• GOAL: Find the lines below that contain the string "this". Copy each one.

• ROWS:
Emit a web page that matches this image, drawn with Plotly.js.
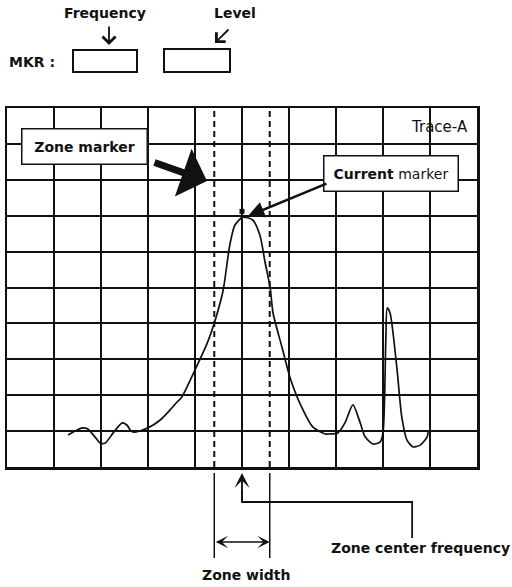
...
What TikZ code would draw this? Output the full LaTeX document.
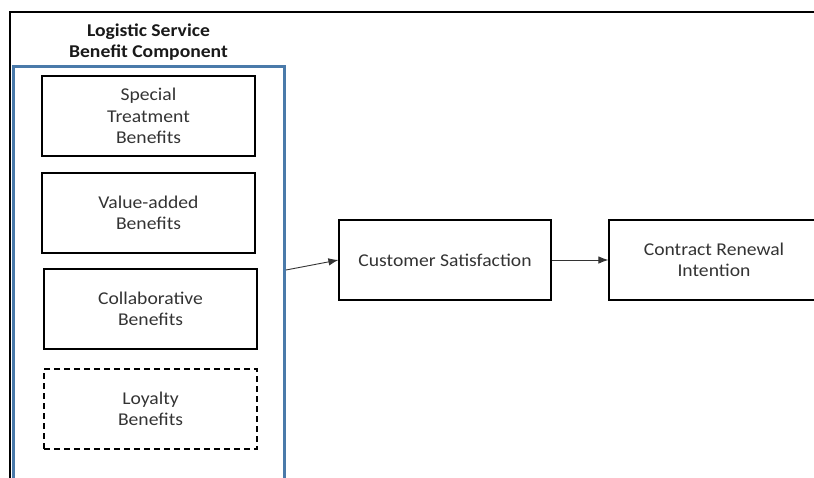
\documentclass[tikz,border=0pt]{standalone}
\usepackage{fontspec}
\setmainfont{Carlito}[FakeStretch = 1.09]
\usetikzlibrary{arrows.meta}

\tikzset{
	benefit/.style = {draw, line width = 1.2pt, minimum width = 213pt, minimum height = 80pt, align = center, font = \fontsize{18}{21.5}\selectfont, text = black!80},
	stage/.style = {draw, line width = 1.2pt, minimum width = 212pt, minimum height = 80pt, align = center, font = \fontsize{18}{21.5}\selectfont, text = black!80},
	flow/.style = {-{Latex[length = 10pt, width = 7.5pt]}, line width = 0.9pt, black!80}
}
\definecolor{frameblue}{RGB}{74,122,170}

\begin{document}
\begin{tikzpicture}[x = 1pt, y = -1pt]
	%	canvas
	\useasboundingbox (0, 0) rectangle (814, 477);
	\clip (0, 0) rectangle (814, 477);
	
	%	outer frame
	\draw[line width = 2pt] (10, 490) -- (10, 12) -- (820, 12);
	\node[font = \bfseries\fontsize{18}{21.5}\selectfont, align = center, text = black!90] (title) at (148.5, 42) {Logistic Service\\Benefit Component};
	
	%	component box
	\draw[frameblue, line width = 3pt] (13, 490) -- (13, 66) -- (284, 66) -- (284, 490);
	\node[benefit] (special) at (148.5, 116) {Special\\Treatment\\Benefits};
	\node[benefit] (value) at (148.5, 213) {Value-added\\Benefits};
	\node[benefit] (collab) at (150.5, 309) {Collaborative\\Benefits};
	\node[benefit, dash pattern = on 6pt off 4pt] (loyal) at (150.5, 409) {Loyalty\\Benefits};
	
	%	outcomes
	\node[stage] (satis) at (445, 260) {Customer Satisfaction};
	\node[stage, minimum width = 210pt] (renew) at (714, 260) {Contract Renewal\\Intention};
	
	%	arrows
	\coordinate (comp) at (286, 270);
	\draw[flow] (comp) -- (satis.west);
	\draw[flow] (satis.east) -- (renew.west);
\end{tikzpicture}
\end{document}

• FULL ANSWER:
Emit a web page that matches this image, drawn with Plotly.js.
What TikZ code would draw this? Output the full LaTeX document.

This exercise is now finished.